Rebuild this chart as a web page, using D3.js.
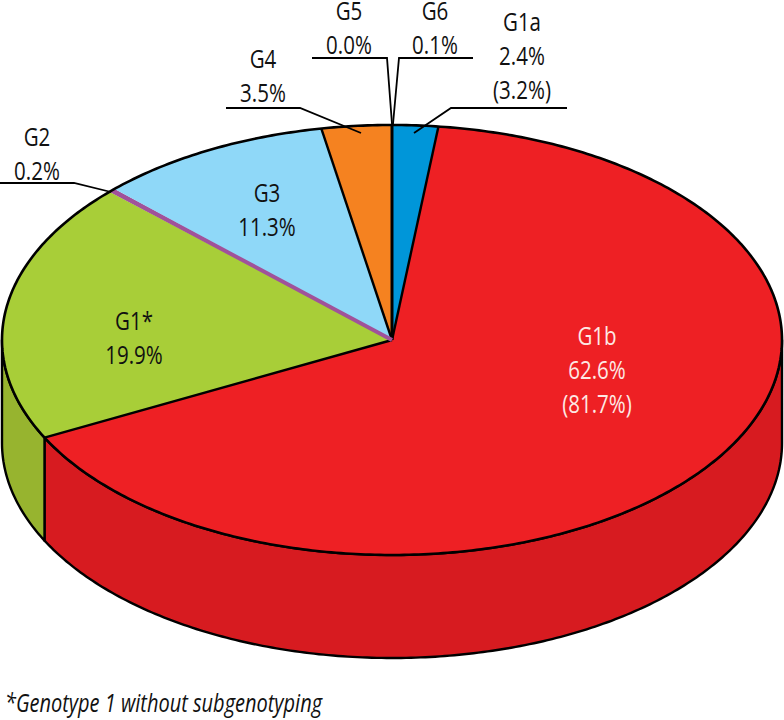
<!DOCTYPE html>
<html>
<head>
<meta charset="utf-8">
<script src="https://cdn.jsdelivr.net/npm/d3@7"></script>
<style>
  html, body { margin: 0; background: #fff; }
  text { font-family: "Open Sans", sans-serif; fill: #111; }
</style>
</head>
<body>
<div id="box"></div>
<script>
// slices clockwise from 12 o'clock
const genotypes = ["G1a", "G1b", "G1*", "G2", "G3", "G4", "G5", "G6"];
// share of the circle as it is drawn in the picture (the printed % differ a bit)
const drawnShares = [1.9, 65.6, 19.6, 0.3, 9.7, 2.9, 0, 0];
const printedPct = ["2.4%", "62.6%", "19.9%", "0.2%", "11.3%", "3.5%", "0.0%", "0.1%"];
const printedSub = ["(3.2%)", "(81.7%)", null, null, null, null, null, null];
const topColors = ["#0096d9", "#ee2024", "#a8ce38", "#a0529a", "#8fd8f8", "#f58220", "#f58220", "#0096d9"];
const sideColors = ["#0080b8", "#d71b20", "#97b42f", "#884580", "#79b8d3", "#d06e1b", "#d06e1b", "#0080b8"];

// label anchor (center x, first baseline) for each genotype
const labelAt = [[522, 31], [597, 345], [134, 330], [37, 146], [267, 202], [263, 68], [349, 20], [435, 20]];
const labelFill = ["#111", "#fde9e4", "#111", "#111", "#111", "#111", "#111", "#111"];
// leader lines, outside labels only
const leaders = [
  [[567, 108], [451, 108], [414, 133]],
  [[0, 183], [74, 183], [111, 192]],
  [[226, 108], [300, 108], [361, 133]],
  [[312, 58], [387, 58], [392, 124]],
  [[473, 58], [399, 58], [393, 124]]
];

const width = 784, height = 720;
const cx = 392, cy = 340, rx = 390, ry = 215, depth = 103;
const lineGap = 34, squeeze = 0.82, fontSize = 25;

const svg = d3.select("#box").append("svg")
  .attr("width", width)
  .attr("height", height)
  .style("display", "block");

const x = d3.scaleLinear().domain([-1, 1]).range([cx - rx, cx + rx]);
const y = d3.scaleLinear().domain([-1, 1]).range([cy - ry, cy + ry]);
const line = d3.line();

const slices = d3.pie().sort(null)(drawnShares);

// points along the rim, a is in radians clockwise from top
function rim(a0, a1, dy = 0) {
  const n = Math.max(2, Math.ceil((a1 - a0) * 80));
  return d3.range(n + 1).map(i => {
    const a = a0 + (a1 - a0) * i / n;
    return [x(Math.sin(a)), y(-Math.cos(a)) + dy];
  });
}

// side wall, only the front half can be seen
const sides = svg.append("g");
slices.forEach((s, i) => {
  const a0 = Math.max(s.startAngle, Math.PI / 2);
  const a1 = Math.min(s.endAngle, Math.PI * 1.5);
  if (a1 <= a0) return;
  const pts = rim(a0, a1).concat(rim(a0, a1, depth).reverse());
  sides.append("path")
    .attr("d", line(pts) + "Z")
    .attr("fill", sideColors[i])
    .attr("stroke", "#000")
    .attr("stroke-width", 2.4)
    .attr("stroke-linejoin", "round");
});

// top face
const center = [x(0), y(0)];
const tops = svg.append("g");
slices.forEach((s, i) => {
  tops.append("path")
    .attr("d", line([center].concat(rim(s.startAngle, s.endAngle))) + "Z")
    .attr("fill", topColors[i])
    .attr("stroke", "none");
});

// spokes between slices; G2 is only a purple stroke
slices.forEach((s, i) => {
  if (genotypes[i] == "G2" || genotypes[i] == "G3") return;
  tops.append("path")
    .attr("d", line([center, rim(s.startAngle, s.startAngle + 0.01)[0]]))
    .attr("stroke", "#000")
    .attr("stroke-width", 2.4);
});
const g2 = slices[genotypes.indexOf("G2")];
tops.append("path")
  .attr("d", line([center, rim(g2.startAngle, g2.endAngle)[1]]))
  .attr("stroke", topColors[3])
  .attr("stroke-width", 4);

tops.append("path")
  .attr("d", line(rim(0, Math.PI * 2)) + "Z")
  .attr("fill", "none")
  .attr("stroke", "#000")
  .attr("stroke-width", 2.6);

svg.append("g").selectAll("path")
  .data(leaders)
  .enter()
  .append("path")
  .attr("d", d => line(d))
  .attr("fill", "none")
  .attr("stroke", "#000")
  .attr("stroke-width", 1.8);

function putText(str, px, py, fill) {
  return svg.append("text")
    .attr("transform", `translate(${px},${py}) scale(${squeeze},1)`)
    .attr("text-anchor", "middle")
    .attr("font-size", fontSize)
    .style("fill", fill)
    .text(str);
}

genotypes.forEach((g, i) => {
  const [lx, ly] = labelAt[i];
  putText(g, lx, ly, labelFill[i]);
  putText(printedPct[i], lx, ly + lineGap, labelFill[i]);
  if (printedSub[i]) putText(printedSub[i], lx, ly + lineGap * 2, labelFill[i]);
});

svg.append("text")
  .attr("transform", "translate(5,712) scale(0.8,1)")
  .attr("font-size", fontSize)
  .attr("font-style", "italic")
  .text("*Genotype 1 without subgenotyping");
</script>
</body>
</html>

***

→ **TASK TO COMPLETE**
Take the listing above and print it exactly, apart from the pictures.

→ **WRITTEN ANSWER**
Rebuild this chart as a web page, using D3.js.
<!DOCTYPE html>
<html>
<head>
<meta charset="utf-8">
<script src="https://cdn.jsdelivr.net/npm/d3@7"></script>
<style>
  html, body { margin: 0; background: #fff; }
  text { font-family: "Open Sans", sans-serif; fill: #111; }
</style>
</head>
<body>
<div id="box"></div>
<script>
// slices clockwise from 12 o'clock
const genotypes = ["G1a", "G1b", "G1*", "G2", "G3", "G4", "G5", "G6"];
// share of the circle as it is drawn in the picture (the printed % differ a bit)
const drawnShares = [1.9, 65.6, 19.6, 0.3, 9.7, 2.9, 0, 0];
const printedPct = ["2.4%", "62.6%", "19.9%", "0.2%", "11.3%", "3.5%", "0.0%", "0.1%"];
const printedSub = ["(3.2%)", "(81.7%)", null, null, null, null, null, null];
const topColors = ["#0096d9", "#ee2024", "#a8ce38", "#a0529a", "#8fd8f8", "#f58220", "#f58220", "#0096d9"];
const sideColors = ["#0080b8", "#d71b20", "#97b42f", "#884580", "#79b8d3", "#d06e1b", "#d06e1b", "#0080b8"];

// label anchor (center x, first baseline) for each genotype
const labelAt = [[522, 31], [597, 345], [134, 330], [37, 146], [267, 202], [263, 68], [349, 20], [435, 20]];
const labelFill = ["#111", "#fde9e4", "#111", "#111", "#111", "#111", "#111", "#111"];
// leader lines, outside labels only
const leaders = [
  [[567, 108], [451, 108], [414, 133]],
  [[0, 183], [74, 183], [111, 192]],
  [[226, 108], [300, 108], [361, 133]],
  [[312, 58], [387, 58], [392, 124]],
  [[473, 58], [399, 58], [393, 124]]
];

const width = 784, height = 720;
const cx = 392, cy = 340, rx = 390, ry = 215, depth = 103;
const lineGap = 34, squeeze = 0.82, fontSize = 25;

const svg = d3.select("#box").append("svg")
  .attr("width", width)
  .attr("height", height)
  .style("display", "block");

const x = d3.scaleLinear().domain([-1, 1]).range([cx - rx, cx + rx]);
const y = d3.scaleLinear().domain([-1, 1]).range([cy - ry, cy + ry]);
const line = d3.line();

const slices = d3.pie().sort(null)(drawnShares);

// points along the rim, a is in radians clockwise from top
function rim(a0, a1, dy = 0) {
  const n = Math.max(2, Math.ceil((a1 - a0) * 80));
  return d3.range(n + 1).map(i => {
    const a = a0 + (a1 - a0) * i / n;
    return [x(Math.sin(a)), y(-Math.cos(a)) + dy];
  });
}

// side wall, only the front half can be seen
const sides = svg.append("g");
slices.forEach((s, i) => {
  const a0 = Math.max(s.startAngle, Math.PI / 2);
  const a1 = Math.min(s.endAngle, Math.PI * 1.5);
  if (a1 <= a0) return;
  const pts = rim(a0, a1).concat(rim(a0, a1, depth).reverse());
  sides.append("path")
    .attr("d", line(pts) + "Z")
    .attr("fill", sideColors[i])
    .attr("stroke", "#000")
    .attr("stroke-width", 2.4)
    .attr("stroke-linejoin", "round");
});

// top face
const center = [x(0), y(0)];
const tops = svg.append("g");
slices.forEach((s, i) => {
  tops.append("path")
    .attr("d", line([center].concat(rim(s.startAngle, s.endAngle))) + "Z")
    .attr("fill", topColors[i])
    .attr("stroke", "none");
});

// spokes between slices; G2 is only a purple stroke
slices.forEach((s, i) => {
  if (genotypes[i] == "G2" || genotypes[i] == "G3") return;
  tops.append("path")
    .attr("d", line([center, rim(s.startAngle, s.startAngle + 0.01)[0]]))
    .attr("stroke", "#000")
    .attr("stroke-width", 2.4);
});
const g2 = slices[genotypes.indexOf("G2")];
tops.append("path")
  .attr("d", line([center, rim(g2.startAngle, g2.endAngle)[1]]))
  .attr("stroke", topColors[3])
  .attr("stroke-width", 4);

tops.append("path")
  .attr("d", line(rim(0, Math.PI * 2)) + "Z")
  .attr("fill", "none")
  .attr("stroke", "#000")
  .attr("stroke-width", 2.6);

svg.append("g").selectAll("path")
  .data(leaders)
  .enter()
  .append("path")
  .attr("d", d => line(d))
  .attr("fill", "none")
  .attr("stroke", "#000")
  .attr("stroke-width", 1.8);

function putText(str, px, py, fill) {
  return svg.append("text")
    .attr("transform", `translate(${px},${py}) scale(${squeeze},1)`)
    .attr("text-anchor", "middle")
    .attr("font-size", fontSize)
    .style("fill", fill)
    .text(str);
}

genotypes.forEach((g, i) => {
  const [lx, ly] = labelAt[i];
  putText(g, lx, ly, labelFill[i]);
  putText(printedPct[i], lx, ly + lineGap, labelFill[i]);
  if (printedSub[i]) putText(printedSub[i], lx, ly + lineGap * 2, labelFill[i]);
});

svg.append("text")
  .attr("transform", "translate(5,712) scale(0.8,1)")
  .attr("font-size", fontSize)
  .attr("font-style", "italic")
  .text("*Genotype 1 without subgenotyping");
</script>
</body>
</html>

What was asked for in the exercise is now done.